Khashoggi's Killing Planned And Brutal, Reveal Those Involved: Erdogan

"Covering up this kind of savagery will hurt the conscience of all humanity," Turkish president Tayyip Erdogan said.

Khashoggi's Killing Planned And Brutal, Reveal Those Involved: Erdogan
Jamal Khashoggi's death has cast a harsh light on the rule of the Saudi Arabia's Mohammed bin Salman.

President Recep Tayyip Erdogan said Tuesday that the killing of Saudi journalist Jamal Khashoggi was a "planned" and "brutal" murder and called on Saudi Arabia to extradite 18 suspects to Turkey to face justice for the crime.

His comments, during a speech to his ruling party in Ankara, the Turkish capital, contradicted Saudi accounts that Khashoggi was killed when an argument escalated into a fistfight. Erdogan urged the Saudi authorities to reveal whether senior officials had been involved in planning the killing, suggesting Turkey was unsatisfied with the explanations that Saudi authorities had so far provided.

"Covering up this kind of savagery will hurt the conscience of all humanity," he said. "Saudi Arabia took an important step by accepting the murder. After this, we expect them to reveal those responsible for this matter."

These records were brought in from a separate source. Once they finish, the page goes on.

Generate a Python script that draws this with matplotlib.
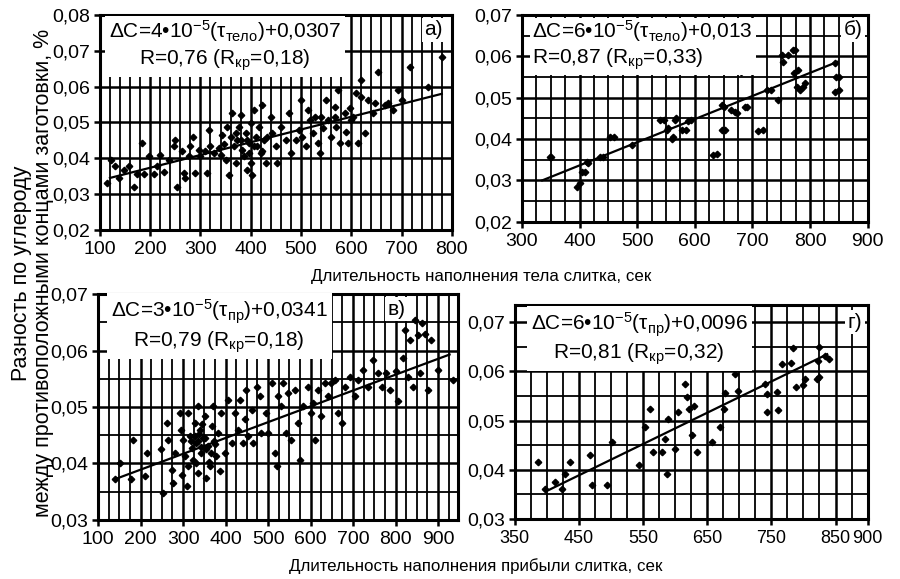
import numpy as np
import matplotlib
matplotlib.use("Agg")
import matplotlib.pyplot as plt
from matplotlib.ticker import FuncFormatter, MultipleLocator

plt.rcParams['font.family'] = ['Liberation Sans', 'DejaVu Sans']
plt.rcParams['mathtext.fontset'] = 'custom'
plt.rcParams['mathtext.rm'] = 'Liberation Sans'
plt.rcParams['mathtext.it'] = 'Liberation Sans:italic'
plt.rcParams['mathtext.bf'] = 'Liberation Sans:bold'

# --- panel а) : body filling time vs carbon difference
a_x = [115, 123, 130, 137, 147, 157, 167, 173, 183, 187, 197, 207, 213, 219, 227, 237, 247, 250,
       253, 263, 267, 270, 277, 280, 285, 290, 297, 300, 310, 313, 317, 320, 327, 337, 340, 343,
       353, 357, 360, 363, 367, 370, 373, 377, 380, 383, 387, 390, 393, 397, 400, 401, 403, 407,
       410, 413, 417, 420, 423, 427, 430, 440, 443, 450, 453, 460, 470, 477, 480, 490, 497, 500,
       503, 510, 513, 517, 523, 527, 533, 537, 543, 550, 553, 560, 567, 570, 573, 577, 587, 590,
       593, 597, 603, 610, 613, 620, 627, 633, 643, 653, 673, 683, 693, 700, 717, 753, 780,
       567, 600, 540, 620, 647, 667, 407, 433, 397, 380, 370, 350, 393, 347, 423]
a_y = [0.0330, 0.0395, 0.0377, 0.0344, 0.0367, 0.0377, 0.0321, 0.0356, 0.0442, 0.0356, 0.0405,
       0.0356, 0.0377, 0.0409, 0.0363, 0.0395, 0.0433, 0.0451, 0.0321, 0.0419, 0.0358, 0.0344,
       0.0405, 0.0433, 0.0460, 0.0358, 0.0423, 0.0405, 0.0419, 0.0358, 0.0479, 0.0433, 0.0414,
       0.0428, 0.0409, 0.0465, 0.0488, 0.0353, 0.0460, 0.0526, 0.0433, 0.0386, 0.0451, 0.0488,
       0.0521, 0.0423, 0.0405, 0.0470, 0.0367, 0.0442, 0.0386, 0.0498, 0.0353, 0.0535, 0.0460,
       0.0433, 0.0488, 0.0414, 0.0549, 0.0451, 0.0386, 0.0516, 0.0470, 0.0433, 0.0386, 0.0488,
       0.0451, 0.0526, 0.0414, 0.0451, 0.0479, 0.0563, 0.0460, 0.0433, 0.0535, 0.0507, 0.0470,
       0.0516, 0.0442, 0.0414, 0.0484, 0.0563, 0.0507, 0.0460, 0.0544, 0.0488, 0.0591, 0.0442,
       0.0526, 0.0474, 0.0442, 0.0540, 0.0516, 0.0581, 0.0442, 0.0619, 0.0470, 0.0563, 0.0526,
       0.0642, 0.0553, 0.0535, 0.0591, 0.0563, 0.0656, 0.0600, 0.0684,
       0.0516, 0.0507, 0.0516, 0.0572, 0.0553, 0.0549, 0.0433, 0.0460, 0.0414, 0.0451, 0.0470,
       0.0395, 0.0450, 0.0440, 0.0420]
a_fit_x = [120, 780]
a_fit_y = [0.0345, 0.0580]

# --- panel б)
b_x = [349, 350, 395, 400, 404, 409, 413, 415, 435, 441, 453, 459, 491, 539, 547, 551, 553, 560,
       562, 565, 568, 577, 585, 588, 594, 631, 638, 647, 647, 650, 653, 662, 669, 674, 681, 685,
       687, 691, 709, 718, 725, 732, 744, 751, 753, 762, 770, 773, 774, 778, 779, 782, 788, 791,
       843, 844, 846, 850, 850]
b_y = [0.0357, 0.0357, 0.0285, 0.0293, 0.0321, 0.0321, 0.0345, 0.0341, 0.0357, 0.0357, 0.0405,
       0.0406, 0.0385, 0.0446, 0.0446, 0.0422, 0.0426, 0.0400, 0.0406, 0.0446, 0.0450, 0.0422,
       0.0422, 0.0444, 0.0446, 0.0362, 0.0365, 0.0483, 0.0422, 0.0478, 0.0422, 0.0470, 0.0466,
       0.0462, 0.0562, 0.0571, 0.0478, 0.0478, 0.0420, 0.0422, 0.0519, 0.0519, 0.0494, 0.0603,
       0.0587, 0.0603, 0.0615, 0.0560, 0.0615, 0.0525, 0.0567, 0.0519, 0.0527, 0.0535, 0.0514,
       0.0583, 0.0550, 0.0551, 0.0519]
b_fit_x = [335, 848]
b_fit_y = [0.0300, 0.0587]

# --- panel в) : riser filling time
c_x = [139, 151, 178, 182, 210, 214, 249, 253, 261, 265, 273, 276, 280, 292, 296, 300, 304, 308,
       312, 316, 320, 323, 327, 331, 335, 335, 339, 343, 347, 351, 355, 359, 363, 367, 370, 374,
       378, 382, 386, 390, 398, 406, 414, 421, 429, 433, 441, 445, 449, 453, 461, 465, 473, 480,
       484, 496, 500, 508, 516, 520, 524, 531, 535, 543, 547, 555, 563, 571, 575, 582, 594, 602,
       606, 610, 618, 625, 633, 641, 649, 657, 665, 673, 680, 692, 704, 712, 724, 735, 747, 759,
       767, 778, 786, 802, 806, 818, 822, 829, 833, 841, 845, 853, 857, 861, 869, 876, 884, 900,
       935, 327, 335, 343, 351, 318, 337, 353, 365, 330, 312, 298, 360, 372, 345]
c_y = [0.0372, 0.0401, 0.0372, 0.0442, 0.0378, 0.0419, 0.0425, 0.0348, 0.0472, 0.0442, 0.0389,
       0.0366, 0.0419, 0.0489, 0.0460, 0.0442, 0.0413, 0.0360, 0.0489, 0.0448, 0.0428, 0.0407,
       0.0472, 0.0436, 0.0501, 0.0384, 0.0460, 0.0419, 0.0445, 0.0484, 0.0375, 0.0431, 0.0395,
       0.0466, 0.0501, 0.0434, 0.0413, 0.0454, 0.0386, 0.0489, 0.0419, 0.0513, 0.0436, 0.0489,
       0.0460, 0.0513, 0.0436, 0.0478, 0.0531, 0.0448, 0.0495, 0.0436, 0.0536, 0.0519, 0.0454,
       0.0489, 0.0454, 0.0542, 0.0419, 0.0395, 0.0519, 0.0501, 0.0542, 0.0454, 0.0525, 0.0442,
       0.0531, 0.0472, 0.0407, 0.0501, 0.0536, 0.0489, 0.0507, 0.0442, 0.0531, 0.0484, 0.0542,
       0.0519, 0.0542, 0.0548, 0.0489, 0.0472, 0.0536, 0.0554, 0.0519, 0.0548, 0.0566, 0.0536,
       0.0584, 0.0560, 0.0536, 0.0560, 0.0531, 0.0563, 0.0510, 0.0586, 0.0636, 0.0554, 0.0619,
       0.0536, 0.0654, 0.0628, 0.0560, 0.0648, 0.0630, 0.0531, 0.0619, 0.0566, 0.0548,
       0.0448, 0.0440, 0.0430, 0.0446, 0.0440, 0.0452, 0.0425, 0.0418, 0.0400, 0.0395, 0.0380,
       0.0402, 0.0440, 0.0470]
c_fit_x = [139, 927]
c_fit_y = [0.0372, 0.0593]

# --- panel г)
d_x = [386, 397, 412, 423, 428, 436, 467, 470, 493, 501, 543, 553, 561, 566, 579, 584, 587, 589,
       600, 605, 616, 619, 621, 626, 629, 634, 657, 670, 676, 678, 694, 698, 740, 743, 743, 758,
       760, 767, 781, 783, 788, 799, 803, 821, 823, 825, 825, 834, 840]
d_y = [0.0416, 0.0361, 0.0375, 0.0361, 0.0392, 0.0416, 0.0429, 0.0368, 0.0368, 0.0456, 0.0409,
       0.0486, 0.0524, 0.0436, 0.0436, 0.0463, 0.0392, 0.0503, 0.0443, 0.0517, 0.0574, 0.0547,
       0.0524, 0.0470, 0.0530, 0.0436, 0.0456, 0.0486, 0.0524, 0.0557, 0.0595, 0.0561, 0.0574,
       0.0517, 0.0554, 0.0558, 0.0521, 0.0615, 0.0617, 0.0647, 0.0568, 0.0572, 0.0584, 0.0584,
       0.0622, 0.0649, 0.0588, 0.0632, 0.0625]
d_fit_x = [402, 837]
d_fit_y = [0.0358, 0.0635]

fig = plt.figure(figsize=(9, 5.79), dpi=100)

def comma(v, p):
    return f'{v:.2f}'.replace('.', ',')

def setup(ax, xlim, ylim, xticks, yticks, xminor, yminor):
    ax.set_xlim(*xlim)
    ax.set_ylim(*ylim)
    ax.set_xticks(xticks)
    ax.set_yticks(yticks)
    ax.yaxis.set_major_formatter(FuncFormatter(comma))
    ax.xaxis.set_minor_locator(MultipleLocator(xminor))
    if yminor:
        ax.yaxis.set_minor_locator(MultipleLocator(yminor))
    ax.grid(True, which='major', axis='both', color='black', lw=1.8, zorder=1)
    ax.grid(True, which='minor', axis='x', color='black', lw=1.3, zorder=1)
    if yminor:
        ax.grid(True, which='minor', axis='y', color='black', lw=1.3, zorder=1)
    for s in ax.spines.values():
        s.set_linewidth(2.2)
    ax.tick_params(which='major', direction='out', length=4, width=1.8, labelsize=14, pad=3)
    ax.tick_params(axis='x', which='major', pad=4)
    ax.tick_params(which='minor', length=0)
    ax.set_axisbelow(True)

box = dict(facecolor='white', edgecolor='none', pad=2)
eq_fs = 15

def draw(ax, x, y, fx, fy):
    ax.plot(x, y, 'D', color='black', ms=3.3, zorder=3)
    ax.plot(fx, fy, '-', color='black', lw=1.6, zorder=3)

# а)
ax1 = fig.add_axes([0.111, 0.603, 0.391, 0.371])
setup(ax1, (100, 800), (0.02, 0.08), range(100, 801, 100), np.arange(0.02, 0.081, 0.01), 20, None)
draw(ax1, a_x, a_y, a_fit_x, a_fit_y)
ax1.text(0.025, 0.985, r'$\Delta$C=4•10$^{-5}$($\mathrm{τ}_{\mathrm{тело}}$)+0,0307' + '\nR=0,76 (R$_{\mathrm{кр}}$=0,18)',
         transform=ax1.transAxes, ha='left', va='top', ma='center', fontsize=eq_fs, linespacing=1.2,
         bbox=dict(facecolor='white', edgecolor='none', pad=3), zorder=4)
ax1.text(0.975, 0.975, 'а)', transform=ax1.transAxes, ha='right', va='top', fontsize=eq_fs, bbox=box, zorder=4)

# б)
ax2 = fig.add_axes([0.580, 0.617, 0.384, 0.357])
setup(ax2, (300, 900), (0.02, 0.07), range(300, 901, 100), np.arange(0.02, 0.071, 0.01), 25, 0.005)
draw(ax2, b_x, b_y, b_fit_x, b_fit_y)
ax2.text(0.03, 0.985, r'$\Delta$C=6•10$^{-5}$($\mathrm{τ}_{\mathrm{тело}}$)+0,013' + '\nR=0,87 (R$_{\mathrm{кр}}$=0,33)',
         transform=ax2.transAxes, ha='left', va='top', ma='left', fontsize=eq_fs, linespacing=1.15,
         bbox=dict(facecolor='white', edgecolor='none', pad=2), zorder=4)
ax2.text(0.985, 0.975, 'б)', transform=ax2.transAxes, ha='right', va='top', fontsize=eq_fs, bbox=box, zorder=4)

# в)
ax3 = fig.add_axes([0.109, 0.102, 0.400, 0.390])
setup(ax3, (100, 947), (0.03, 0.07), range(100, 901, 100), np.arange(0.03, 0.071, 0.01), 25, 0.005)
draw(ax3, c_x, c_y, c_fit_x, c_fit_y)
ax3.text(0.035, 0.985, r'$\Delta$C=3•10$^{-5}$($\mathrm{τ}_{\mathrm{пр}}$)+0,0341' + '\nR=0,79 (R$_{\mathrm{кр}}$=0,18)',
         transform=ax3.transAxes, ha='left', va='top', ma='center', fontsize=eq_fs, linespacing=1.2,
         bbox=dict(facecolor='white', edgecolor='none', pad=3), zorder=4)
ax3.text(0.855, 0.975, 'в)', transform=ax3.transAxes, ha='right', va='top', fontsize=eq_fs, bbox=box, zorder=4)

# г)
ax4 = fig.add_axes([0.572, 0.104, 0.392, 0.369])
setup(ax4, (350, 900), (0.03, 0.0735), [350, 450, 550, 650, 750, 850, 900],
      np.arange(0.03, 0.071, 0.01), 25, 0.005)
ax4.tick_params(axis='x', labelsize=13)
draw(ax4, d_x, d_y, d_fit_x, d_fit_y)
ax4.text(0.045, 0.975, r'$\Delta$C=6•10$^{-5}$($\mathrm{τ}_{\mathrm{пр}}$)+0,0096' + '\nR=0,81 (R$_{\mathrm{кр}}$=0,32)',
         transform=ax4.transAxes, ha='left', va='top', ma='center', fontsize=eq_fs, linespacing=1.15,
         bbox=dict(facecolor='white', edgecolor='none', pad=3), zorder=4)
ax4.text(0.985, 0.965, 'г)', transform=ax4.transAxes, ha='right', va='top', fontsize=eq_fs, bbox=box, zorder=4)

fig.text(0.535, 0.522, 'Длительность наполнения тела слитка, сек', ha='center', va='center', fontsize=12.2)
fig.text(0.529, 0.022, 'Длительность наполнения прибыли слитка, сек', ha='center', va='center', fontsize=12.2)
fig.text(0.036, 0.528, 'Разность по углероду\nмежду противоположными концами заготовки, %',
         rotation=90, ha='center', va='center', ma='center', fontsize=15.5, linespacing=1.05)

fig.savefig('out.png', dpi=100, facecolor='white')
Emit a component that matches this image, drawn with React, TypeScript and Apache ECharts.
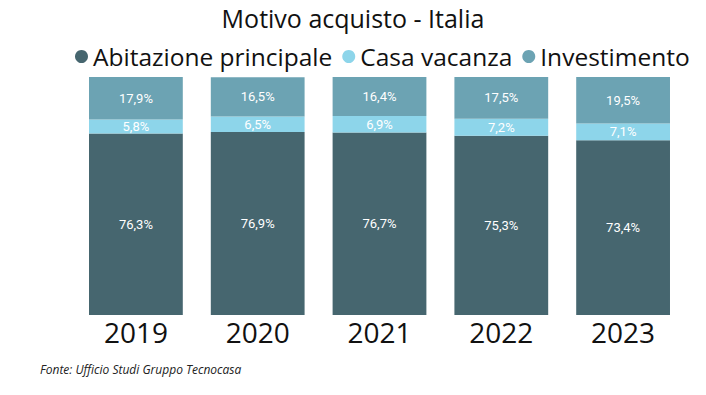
import React, { useEffect, useRef } from "react";
import * as echarts from "echarts";

const years = ["2019", "2020", "2021", "2022", "2023"];
const abitazione = [76.3, 76.9, 76.7, 75.3, 73.4];
const casaVacanza = [5.8, 6.5, 6.9, 7.2, 7.1];
const investimento = [17.9, 16.5, 16.4, 17.5, 19.5];

const seriesNames = ["Abitazione principale", "Casa vacanza", "Investimento"];
const colors = ["#46666f", "#8dd5ea", "#6ca3b3"];

export default function App() {
  const ref = useRef<HTMLDivElement>(null);
  useEffect(() => {
    if (!ref.current) return;
    const chart = echarts.init(ref.current, null, { renderer: "svg" });
    const fmt = (p: any) => p.value.toFixed(1).replace(".", ",") + "%";
    const label = {
      show: true,
      position: "inside",
      color: "#ffffff",
      fontSize: 13,
      fontFamily: "Liberation Sans Narrow, Roboto, sans-serif",
      formatter: fmt,
    };
    const datasets = [abitazione, casaVacanza, investimento];
    chart.setOption({
      animation: false,
      backgroundColor: "#ffffff",
      color: colors,
      title: {
        text: "Motivo acquisto - Italia",
        left: "center",
        top: 0,
        textStyle: {
          fontFamily: "Open Sans, sans-serif",
          fontWeight: "normal",
          fontSize: 25,
          color: "#111111",
        },
      },
      legend: {
        top: 39,
        left: 70,
        icon: "circle",
        itemWidth: 13,
        itemHeight: 13,
        itemGap: 10,
        textStyle: {
          fontFamily: "Open Sans, sans-serif",
          fontSize: 24.5,
          color: "#111111",
          padding: [0, 0, 0, 0],
        },
        data: seriesNames,
      },
      grid: { left: 75, right: 22, top: 77, bottom: 80 },
      xAxis: {
        type: "category",
        data: years,
        axisLine: { show: false },
        axisTick: { show: false },
        axisLabel: {
          fontFamily: "Open Sans, sans-serif",
          fontSize: 28,
          color: "#111111",
          margin: 3,
        },
      },
      yAxis: {
        type: "value",
        min: 0,
        max: 100,
        show: false,
        splitLine: { show: false },
      },
      graphic: [
        {
          type: "text",
          left: 40,
          top: 363,
          style: {
            text: "Fonte: Ufficio Studi Gruppo Tecnocasa",
            fontFamily: "Open Sans, sans-serif",
            fontStyle: "italic",
            fontSize: 12,
            fill: "#222222",
          },
        },
      ],
      series: datasets.map((d, i) => ({
        name: seriesNames[i],
        type: "bar",
        stack: "total",
        barWidth: "77%",
        data: d,
        label,
        itemStyle: { color: colors[i] },
      })),
    });
    return () => chart.dispose();
  }, []);
  return <div ref={ref} style={{ width: 706, height: 395, position: "absolute", left: 0, top: 0 }} />;
}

"We have information that the murder is not instant, but planned," he said.

Since Khashoggi's death three weeks ago after entering the Saudi consulate in Istanbul, the governments of Saudi Arabia and Turkey have offered sharply differing versions of what happened to him. The Saudi story has shifted dramatically over time, from assertions he walked out of the consulate unharmed to finally acknowledging Khashoggi had been killed, allegedly in a fistfight that involved "rogue" Saudi agents.

Saudi Foreign Minister Adel al-Jubeir said Tuesday that the kingdom was committed to a "comprehensive investigation" into the journalist's death and had dispatched a team to Turkey.

But Turkish officials, from the start, have said Khashoggi was killed in a premeditated fashion by a team of Saudi operatives who were dispatched to Istanbul from Riyadh, the Saudi capital, and that his body was later dismembered. Over the past three weeks, Turkish officials have dribbled out details of their investigation to the news media that are intended to bolster their case as well as to force a confession - and possibly other concessions - from the Saudi leadership, analysts said.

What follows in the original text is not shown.